▸ Task
The material below includes pictures; leave them out and return only the lines between the line containing "Rebuild this chart" and the line containing "Chart.register(...registerables);", inclusive, word for word.
==== Record extracts
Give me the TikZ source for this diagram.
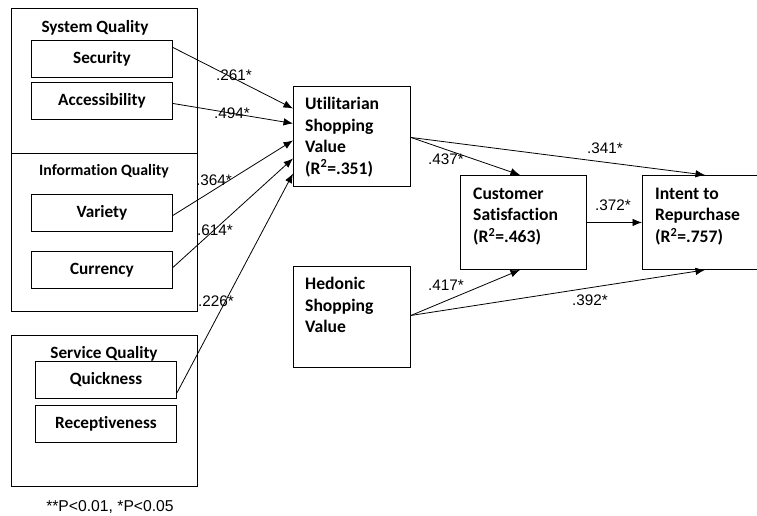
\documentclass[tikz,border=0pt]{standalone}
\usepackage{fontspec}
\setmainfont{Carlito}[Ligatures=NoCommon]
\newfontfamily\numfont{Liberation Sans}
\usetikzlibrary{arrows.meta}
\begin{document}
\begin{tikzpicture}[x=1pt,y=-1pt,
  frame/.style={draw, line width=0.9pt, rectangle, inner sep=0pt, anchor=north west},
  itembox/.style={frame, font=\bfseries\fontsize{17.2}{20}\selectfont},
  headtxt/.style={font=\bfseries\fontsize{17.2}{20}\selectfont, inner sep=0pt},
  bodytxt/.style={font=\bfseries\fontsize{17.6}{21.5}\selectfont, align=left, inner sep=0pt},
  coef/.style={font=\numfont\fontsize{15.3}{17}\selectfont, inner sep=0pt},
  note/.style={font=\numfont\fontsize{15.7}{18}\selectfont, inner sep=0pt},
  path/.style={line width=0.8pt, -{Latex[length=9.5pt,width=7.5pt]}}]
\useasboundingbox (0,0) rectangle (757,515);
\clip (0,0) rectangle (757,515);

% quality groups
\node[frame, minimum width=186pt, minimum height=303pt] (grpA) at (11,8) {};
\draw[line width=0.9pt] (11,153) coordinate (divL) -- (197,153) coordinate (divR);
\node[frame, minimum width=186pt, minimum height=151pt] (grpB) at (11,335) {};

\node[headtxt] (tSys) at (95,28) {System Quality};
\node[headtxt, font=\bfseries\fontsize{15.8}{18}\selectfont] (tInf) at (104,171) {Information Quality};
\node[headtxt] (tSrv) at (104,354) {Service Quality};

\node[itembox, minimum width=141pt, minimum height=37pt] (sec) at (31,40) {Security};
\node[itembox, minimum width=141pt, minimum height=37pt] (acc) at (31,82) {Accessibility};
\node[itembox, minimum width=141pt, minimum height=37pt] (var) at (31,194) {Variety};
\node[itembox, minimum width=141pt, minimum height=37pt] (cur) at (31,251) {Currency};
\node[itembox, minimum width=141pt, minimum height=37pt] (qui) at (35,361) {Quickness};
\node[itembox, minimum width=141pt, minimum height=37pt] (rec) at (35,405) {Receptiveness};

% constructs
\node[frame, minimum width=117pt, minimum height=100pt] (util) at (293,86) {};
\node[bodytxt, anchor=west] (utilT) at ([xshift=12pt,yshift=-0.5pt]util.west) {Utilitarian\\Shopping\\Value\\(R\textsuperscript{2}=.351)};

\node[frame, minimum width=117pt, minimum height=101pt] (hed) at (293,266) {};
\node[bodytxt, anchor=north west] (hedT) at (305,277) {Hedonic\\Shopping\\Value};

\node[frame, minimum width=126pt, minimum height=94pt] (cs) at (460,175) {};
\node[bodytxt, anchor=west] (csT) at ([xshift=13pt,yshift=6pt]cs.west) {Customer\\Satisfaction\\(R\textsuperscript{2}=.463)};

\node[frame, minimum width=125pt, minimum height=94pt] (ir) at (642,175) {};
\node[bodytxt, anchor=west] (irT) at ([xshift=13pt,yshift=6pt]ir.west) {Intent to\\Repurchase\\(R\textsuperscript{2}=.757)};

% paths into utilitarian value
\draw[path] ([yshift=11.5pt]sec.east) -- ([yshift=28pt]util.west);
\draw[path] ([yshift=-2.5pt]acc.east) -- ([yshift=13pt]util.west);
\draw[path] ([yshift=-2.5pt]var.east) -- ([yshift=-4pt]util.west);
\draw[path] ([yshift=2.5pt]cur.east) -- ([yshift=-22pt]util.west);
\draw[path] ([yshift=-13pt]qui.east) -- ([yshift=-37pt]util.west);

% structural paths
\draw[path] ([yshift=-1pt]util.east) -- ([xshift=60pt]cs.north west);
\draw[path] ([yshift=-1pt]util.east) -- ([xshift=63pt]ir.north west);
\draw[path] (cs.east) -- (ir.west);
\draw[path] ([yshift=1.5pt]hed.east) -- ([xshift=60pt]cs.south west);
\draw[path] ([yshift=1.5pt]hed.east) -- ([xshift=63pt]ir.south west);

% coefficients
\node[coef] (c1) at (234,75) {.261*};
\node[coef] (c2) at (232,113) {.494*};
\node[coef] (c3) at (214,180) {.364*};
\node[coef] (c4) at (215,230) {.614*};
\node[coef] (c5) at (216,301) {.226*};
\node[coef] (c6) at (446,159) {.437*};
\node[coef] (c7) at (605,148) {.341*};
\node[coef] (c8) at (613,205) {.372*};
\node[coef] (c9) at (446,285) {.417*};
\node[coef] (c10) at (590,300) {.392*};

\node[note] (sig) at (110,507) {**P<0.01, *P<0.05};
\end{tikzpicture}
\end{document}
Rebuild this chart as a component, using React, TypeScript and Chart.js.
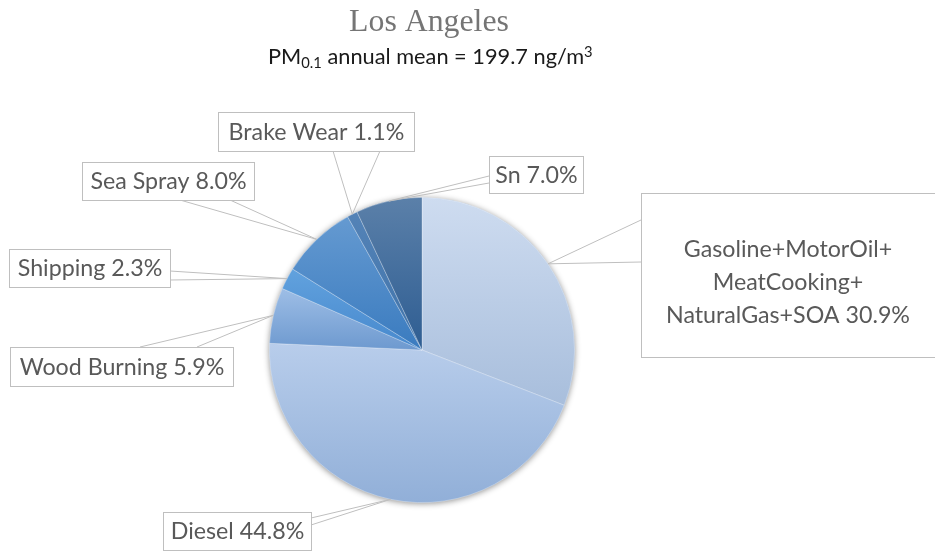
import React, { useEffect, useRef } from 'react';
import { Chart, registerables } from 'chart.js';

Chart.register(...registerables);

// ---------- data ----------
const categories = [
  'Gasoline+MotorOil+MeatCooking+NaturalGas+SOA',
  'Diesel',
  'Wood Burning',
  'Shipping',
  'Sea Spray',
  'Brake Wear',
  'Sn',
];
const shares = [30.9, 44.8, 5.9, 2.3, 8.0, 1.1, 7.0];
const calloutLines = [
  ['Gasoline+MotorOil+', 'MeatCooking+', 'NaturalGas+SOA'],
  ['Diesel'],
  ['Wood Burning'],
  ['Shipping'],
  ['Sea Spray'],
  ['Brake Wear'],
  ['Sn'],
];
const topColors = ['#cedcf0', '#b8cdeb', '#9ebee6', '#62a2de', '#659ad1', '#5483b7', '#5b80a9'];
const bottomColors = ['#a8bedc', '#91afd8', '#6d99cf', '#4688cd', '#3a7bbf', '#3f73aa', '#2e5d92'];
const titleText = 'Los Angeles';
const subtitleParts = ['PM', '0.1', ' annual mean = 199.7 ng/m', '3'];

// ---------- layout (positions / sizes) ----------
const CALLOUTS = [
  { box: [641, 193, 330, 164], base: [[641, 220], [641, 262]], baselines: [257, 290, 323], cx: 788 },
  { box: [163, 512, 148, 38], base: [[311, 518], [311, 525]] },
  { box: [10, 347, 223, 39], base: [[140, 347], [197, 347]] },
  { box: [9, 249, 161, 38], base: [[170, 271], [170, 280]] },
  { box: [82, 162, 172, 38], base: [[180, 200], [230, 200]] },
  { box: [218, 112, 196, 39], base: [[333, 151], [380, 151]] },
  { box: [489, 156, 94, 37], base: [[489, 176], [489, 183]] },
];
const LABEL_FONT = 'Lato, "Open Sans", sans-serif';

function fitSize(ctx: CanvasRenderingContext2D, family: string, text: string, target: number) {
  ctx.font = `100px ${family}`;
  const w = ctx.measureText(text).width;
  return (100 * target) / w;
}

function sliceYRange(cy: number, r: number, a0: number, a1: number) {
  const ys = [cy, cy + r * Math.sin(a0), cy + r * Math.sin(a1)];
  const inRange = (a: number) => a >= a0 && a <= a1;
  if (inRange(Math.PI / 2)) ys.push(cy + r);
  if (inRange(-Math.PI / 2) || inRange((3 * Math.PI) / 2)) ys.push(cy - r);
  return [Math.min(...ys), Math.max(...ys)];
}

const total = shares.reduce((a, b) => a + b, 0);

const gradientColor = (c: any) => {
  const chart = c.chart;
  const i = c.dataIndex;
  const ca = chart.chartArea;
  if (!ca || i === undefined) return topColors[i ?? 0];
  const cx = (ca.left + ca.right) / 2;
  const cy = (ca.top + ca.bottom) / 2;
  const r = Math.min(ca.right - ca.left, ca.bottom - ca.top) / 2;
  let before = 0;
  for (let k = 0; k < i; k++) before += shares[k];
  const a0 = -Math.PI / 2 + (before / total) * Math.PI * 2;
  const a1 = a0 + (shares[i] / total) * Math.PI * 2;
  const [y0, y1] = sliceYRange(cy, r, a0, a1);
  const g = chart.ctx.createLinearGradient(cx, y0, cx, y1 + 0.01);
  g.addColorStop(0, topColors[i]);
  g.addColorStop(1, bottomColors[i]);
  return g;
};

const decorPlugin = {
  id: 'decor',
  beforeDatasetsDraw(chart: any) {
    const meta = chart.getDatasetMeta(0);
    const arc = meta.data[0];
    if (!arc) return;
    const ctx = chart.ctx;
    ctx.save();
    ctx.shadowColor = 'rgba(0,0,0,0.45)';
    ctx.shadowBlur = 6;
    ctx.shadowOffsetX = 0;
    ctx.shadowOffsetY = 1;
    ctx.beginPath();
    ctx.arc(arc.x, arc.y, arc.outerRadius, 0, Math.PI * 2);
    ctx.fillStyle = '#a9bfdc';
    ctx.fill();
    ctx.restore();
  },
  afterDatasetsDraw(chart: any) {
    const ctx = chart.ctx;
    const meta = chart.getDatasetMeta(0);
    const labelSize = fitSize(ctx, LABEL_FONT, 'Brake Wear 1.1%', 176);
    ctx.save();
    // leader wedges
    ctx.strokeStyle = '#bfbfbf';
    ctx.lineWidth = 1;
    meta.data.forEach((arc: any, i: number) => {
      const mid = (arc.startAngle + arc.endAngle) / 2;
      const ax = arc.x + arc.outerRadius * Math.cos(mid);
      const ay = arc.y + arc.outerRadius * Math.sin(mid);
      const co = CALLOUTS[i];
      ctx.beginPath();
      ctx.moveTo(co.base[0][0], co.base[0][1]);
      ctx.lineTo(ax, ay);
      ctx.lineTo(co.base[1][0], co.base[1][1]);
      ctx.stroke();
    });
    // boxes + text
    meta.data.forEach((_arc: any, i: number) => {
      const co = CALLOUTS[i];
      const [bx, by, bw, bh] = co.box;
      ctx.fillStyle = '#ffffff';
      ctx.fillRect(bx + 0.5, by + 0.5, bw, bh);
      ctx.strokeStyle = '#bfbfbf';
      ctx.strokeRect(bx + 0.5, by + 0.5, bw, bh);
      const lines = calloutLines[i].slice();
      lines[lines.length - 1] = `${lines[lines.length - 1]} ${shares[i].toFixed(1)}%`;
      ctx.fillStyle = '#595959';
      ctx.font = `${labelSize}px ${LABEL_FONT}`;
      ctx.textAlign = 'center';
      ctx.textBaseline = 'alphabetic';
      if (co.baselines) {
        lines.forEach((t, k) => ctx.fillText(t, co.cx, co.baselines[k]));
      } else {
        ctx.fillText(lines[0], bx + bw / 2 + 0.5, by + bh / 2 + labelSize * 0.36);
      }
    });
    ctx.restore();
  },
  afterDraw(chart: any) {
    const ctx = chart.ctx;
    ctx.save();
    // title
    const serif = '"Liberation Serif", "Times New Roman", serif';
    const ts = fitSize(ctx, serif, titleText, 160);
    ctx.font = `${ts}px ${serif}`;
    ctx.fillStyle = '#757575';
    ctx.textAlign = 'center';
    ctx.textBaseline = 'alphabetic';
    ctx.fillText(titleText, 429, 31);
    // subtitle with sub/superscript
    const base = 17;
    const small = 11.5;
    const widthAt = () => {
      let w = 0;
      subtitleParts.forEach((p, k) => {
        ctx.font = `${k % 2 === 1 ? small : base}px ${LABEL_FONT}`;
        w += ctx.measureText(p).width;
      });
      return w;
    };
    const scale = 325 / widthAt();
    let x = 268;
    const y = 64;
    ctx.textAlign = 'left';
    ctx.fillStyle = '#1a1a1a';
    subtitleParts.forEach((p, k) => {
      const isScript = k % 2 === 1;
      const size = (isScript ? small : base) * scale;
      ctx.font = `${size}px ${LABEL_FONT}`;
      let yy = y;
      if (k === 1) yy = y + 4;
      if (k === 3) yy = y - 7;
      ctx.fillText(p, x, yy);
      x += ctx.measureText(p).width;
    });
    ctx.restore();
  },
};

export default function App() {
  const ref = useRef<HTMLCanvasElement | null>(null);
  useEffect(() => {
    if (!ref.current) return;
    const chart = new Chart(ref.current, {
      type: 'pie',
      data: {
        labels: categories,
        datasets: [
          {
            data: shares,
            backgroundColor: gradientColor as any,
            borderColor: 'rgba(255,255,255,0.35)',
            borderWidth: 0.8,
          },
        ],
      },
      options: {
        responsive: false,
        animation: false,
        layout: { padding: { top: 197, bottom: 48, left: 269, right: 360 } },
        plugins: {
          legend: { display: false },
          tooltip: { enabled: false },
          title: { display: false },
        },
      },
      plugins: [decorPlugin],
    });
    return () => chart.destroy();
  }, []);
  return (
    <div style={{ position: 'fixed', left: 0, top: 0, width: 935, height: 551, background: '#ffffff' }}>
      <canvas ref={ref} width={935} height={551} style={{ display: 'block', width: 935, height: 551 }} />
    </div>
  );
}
========
▸ Answer in full
Rebuild this chart as a component, using React, TypeScript and Chart.js.
import React, { useEffect, useRef } from 'react';
import { Chart, registerables } from 'chart.js';

Chart.register(...registerables);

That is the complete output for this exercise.